Noch zu Norberts Lebzeiten zählte man mehrere Hundert Niederlassungen
in Westeuropa, und um 1350 soll es mehr als 1300 Männer- und 400 Frauenklöster gegeben haben. Dass schon kurz nach der Gründung Frauenkonvente entstanden waren, zum Teil auch Doppelklöster für Männer und Frauen, darf man als ein weiteres Indiz sehen für die Öffnung in die Bevölkerung hinein. Rückschläge blieben nicht aus. Einen empfindlichen Aderlass brachte vor allem die Reformationszeit, und die Säkularisation nach 1800 führte schließlich zu einer fast totalen Auslöschung des Ordens. In Oberschwaben wurde damals vollends Tabula rasa gemacht, und so endete eine über sechshundertjährige Ära fruchtbaren Wirkens.

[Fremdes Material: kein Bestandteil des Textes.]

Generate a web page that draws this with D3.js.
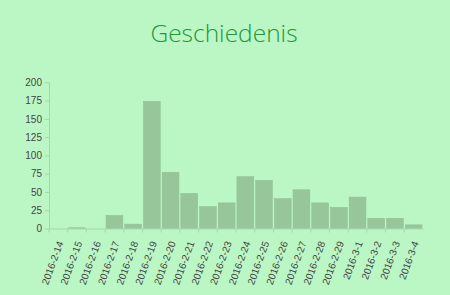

Der Anfang hatte unter einem guten Stern gestanden: Ursberg wurde schon 1125 gegründet, Rot 1126, Roggenburg 1130, Weißenau 1145, Obermarchtal 1171, Schussenried 1183, und obwohl es auch Perioden nachlassenden Elans gab, spricht die Gesamtbilanz für eine anhaltende spirituelle Strahlkraft. Größter Wert wurde von Beginn an auf die Seelsorge gelegt, also auf die Betreuung der dem Kloster angeschlossenen Pfarreien. Und die Förderung der Frömmigkeit
in der Bevölkerung ging einher mit einem besonderen Augenmerk auf der Reliquienverehrung sowie dem Wallfahrtswesen. In den Klöstern selbst wurden die Bibliotheken zu Zentren der Gelehrsamkeit. Man studierte die einschlägigen Werke aller Wissensbereiche. Aber man verfasste auch Bücher und druckte sie in eigenen Druckereien. Geschichtsschreibung stand hoch im Kurs, wie das Beispiel des Weißenauer Abtes Jakob Murer zeigt. Ein stetes Anliegen war zudem die Bildung des eigenen Nachwuchses, und daneben wurden Klosterschulen für die Jugend des jeweiligen Einzugsgebietes eingerichtet.
Theater war ein beliebter Zeitvertreib, wofür die 1743 entstandene und bis heute aufgeführte „Schwäbische Schöpfung“des Obermarchtaler Chorherren Sebastian Sailer spricht. Ebenfalls heute noch zu hören sind barocke Kompositionen der beiden Obermarchtaler Isfried Kayser und Sixtus Bachmann oder des letzten Abtes von Rot, Nikolaus Betscher – Beweis für die ausgeprägte klösterliche Musikkultur. Vom Repräsentationsbewusstsein dieser Reichsprälaten erzählt eine Szene im Deckengemälde der Bibliothek von Schussenried: der hochgelehrte Obermarchtaler Abt Nikolaus Wierich 1684 in Privataudienz bei König Ludwig XIV. in Versailles. Und die eindruckvollsten Zeugen für die Präsenz der Prämonstratenser in Oberschwaben sind natürlich ihre Bauten, ihre Kirchen und Klöster – alles Gesamtkunstwerke des Barock. Nach 1800 aber mussten die Chorherren wehrlos der brutalen Auflösung dieser Heimstätten des Geistes zusehen, ein für sie schier unerträglicher Schicksalsschlag.
Heute hat der Orden etwa 100 Niederlassungen weltweit mit rund 1600 Mitgliedern. Und wie Roggenburg zeigt, ist man dem Prinzip des Wirkens nach außen treu geblieben. Die dortigen Chorherren sind in Seelsorgeeinheiten der Umgebung tätig, der eine leitet die dem Kloster angeschlossene Bildungsstätte für Familie, Umwelt und Kultur, und Prior Stefan Kling ist nebenbei der Leiter des Amts für Kirchenmusik im Bistum Augsburg.
Und wie sieht der Prior das 900jährige Ordensjubiläum, das übrigens mit Ausstellungen unter anderem in Laon, Magdeburg, Paderborn, Windberg sowie Roggenburg gefeiert wird? Für ihn und seine Mitbrüder bedeute es „ein Erinnern an die Wurzeln unseres klösterlichen Lebens und ein dankbares Zurückschauen auf die pastoralen und kulturellen Leistungen des Ordens“. Und er fügt hinzu: „Wir erleben derzeit ein verstärktes Bewusstsein für die erfolgreiche Geschichte der aufgelösten Klöster unseres Ordens in der Bevölkerung.“Das haben sie auch wahrhaft verdient.